-- What is expected --
Extract each line of the material that follows exactly and omit its pictures.

-- Supplied material --

►

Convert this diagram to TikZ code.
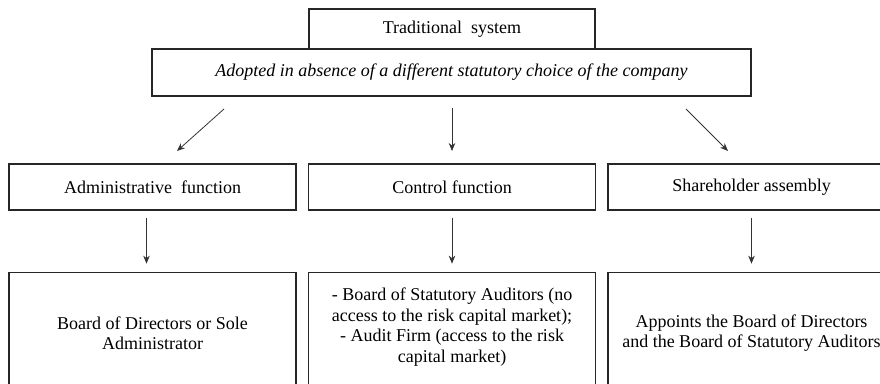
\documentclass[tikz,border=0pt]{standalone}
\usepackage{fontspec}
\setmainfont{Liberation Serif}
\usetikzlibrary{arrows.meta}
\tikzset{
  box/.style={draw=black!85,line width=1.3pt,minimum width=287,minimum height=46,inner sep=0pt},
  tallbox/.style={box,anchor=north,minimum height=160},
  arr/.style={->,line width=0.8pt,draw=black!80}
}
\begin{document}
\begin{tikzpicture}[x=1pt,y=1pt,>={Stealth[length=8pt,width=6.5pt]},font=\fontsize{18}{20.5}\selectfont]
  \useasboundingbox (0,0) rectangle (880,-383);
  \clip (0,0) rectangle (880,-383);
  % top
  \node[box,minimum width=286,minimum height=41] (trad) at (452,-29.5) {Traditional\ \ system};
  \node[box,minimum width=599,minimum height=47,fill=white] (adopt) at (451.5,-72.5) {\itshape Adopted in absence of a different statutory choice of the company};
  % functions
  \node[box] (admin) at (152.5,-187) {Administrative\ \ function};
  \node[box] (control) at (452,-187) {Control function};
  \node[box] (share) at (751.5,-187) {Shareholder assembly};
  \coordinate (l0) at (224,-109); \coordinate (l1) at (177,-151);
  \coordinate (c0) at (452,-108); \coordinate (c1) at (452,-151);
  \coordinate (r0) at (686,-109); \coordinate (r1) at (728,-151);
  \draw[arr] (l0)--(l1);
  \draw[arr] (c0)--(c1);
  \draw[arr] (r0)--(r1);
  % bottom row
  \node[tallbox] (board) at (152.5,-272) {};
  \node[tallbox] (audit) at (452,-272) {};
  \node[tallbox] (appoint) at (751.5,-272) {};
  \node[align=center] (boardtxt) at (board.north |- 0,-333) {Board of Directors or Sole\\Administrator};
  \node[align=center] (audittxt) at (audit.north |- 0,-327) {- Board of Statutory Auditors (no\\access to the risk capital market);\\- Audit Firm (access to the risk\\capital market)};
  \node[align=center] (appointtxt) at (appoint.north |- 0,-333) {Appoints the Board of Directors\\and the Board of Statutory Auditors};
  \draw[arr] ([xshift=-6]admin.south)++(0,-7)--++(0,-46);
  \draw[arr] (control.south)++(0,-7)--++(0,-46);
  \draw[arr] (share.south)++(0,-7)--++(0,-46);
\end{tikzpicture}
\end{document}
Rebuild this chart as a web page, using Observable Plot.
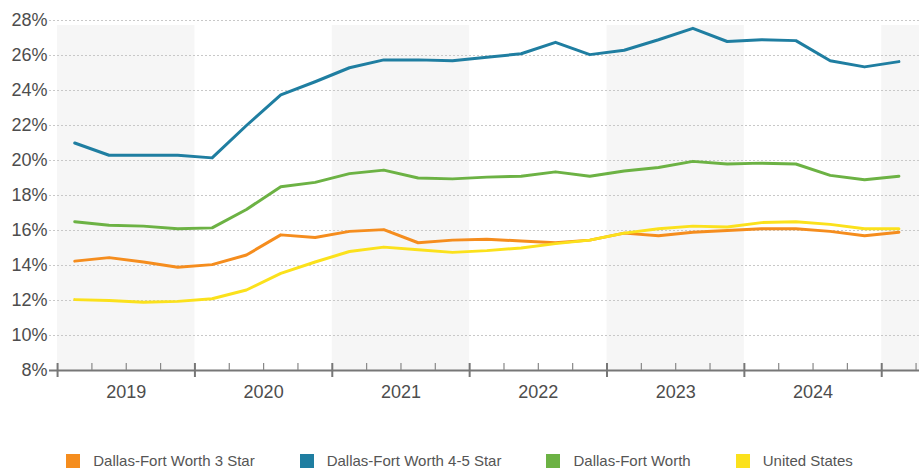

◄

-- Correct response --
Convert this diagram to TikZ code.
\documentclass[tikz,border=0pt]{standalone}
\usepackage{fontspec}
\setmainfont{Liberation Serif}
\usetikzlibrary{arrows.meta}
\tikzset{
  box/.style={draw=black!85,line width=1.3pt,minimum width=287,minimum height=46,inner sep=0pt},
  tallbox/.style={box,anchor=north,minimum height=160},
  arr/.style={->,line width=0.8pt,draw=black!80}
}
\begin{document}
\begin{tikzpicture}[x=1pt,y=1pt,>={Stealth[length=8pt,width=6.5pt]},font=\fontsize{18}{20.5}\selectfont]
  \useasboundingbox (0,0) rectangle (880,-383);
  \clip (0,0) rectangle (880,-383);
  % top
  \node[box,minimum width=286,minimum height=41] (trad) at (452,-29.5) {Traditional\ \ system};
  \node[box,minimum width=599,minimum height=47,fill=white] (adopt) at (451.5,-72.5) {\itshape Adopted in absence of a different statutory choice of the company};
  % functions
  \node[box] (admin) at (152.5,-187) {Administrative\ \ function};
  \node[box] (control) at (452,-187) {Control function};
  \node[box] (share) at (751.5,-187) {Shareholder assembly};
  \coordinate (l0) at (224,-109); \coordinate (l1) at (177,-151);
  \coordinate (c0) at (452,-108); \coordinate (c1) at (452,-151);
  \coordinate (r0) at (686,-109); \coordinate (r1) at (728,-151);
  \draw[arr] (l0)--(l1);
  \draw[arr] (c0)--(c1);
  \draw[arr] (r0)--(r1);
  % bottom row
  \node[tallbox] (board) at (152.5,-272) {};
  \node[tallbox] (audit) at (452,-272) {};
  \node[tallbox] (appoint) at (751.5,-272) {};
  \node[align=center] (boardtxt) at (board.north |- 0,-333) {Board of Directors or Sole\\Administrator};
  \node[align=center] (audittxt) at (audit.north |- 0,-327) {- Board of Statutory Auditors (no\\access to the risk capital market);\\- Audit Firm (access to the risk\\capital market)};
  \node[align=center] (appointtxt) at (appoint.north |- 0,-333) {Appoints the Board of Directors\\and the Board of Statutory Auditors};
  \draw[arr] ([xshift=-6]admin.south)++(0,-7)--++(0,-46);
  \draw[arr] (control.south)++(0,-7)--++(0,-46);
  \draw[arr] (share.south)++(0,-7)--++(0,-46);
\end{tikzpicture}
\end{document}
Rebuild this chart as a web page, using Observable Plot.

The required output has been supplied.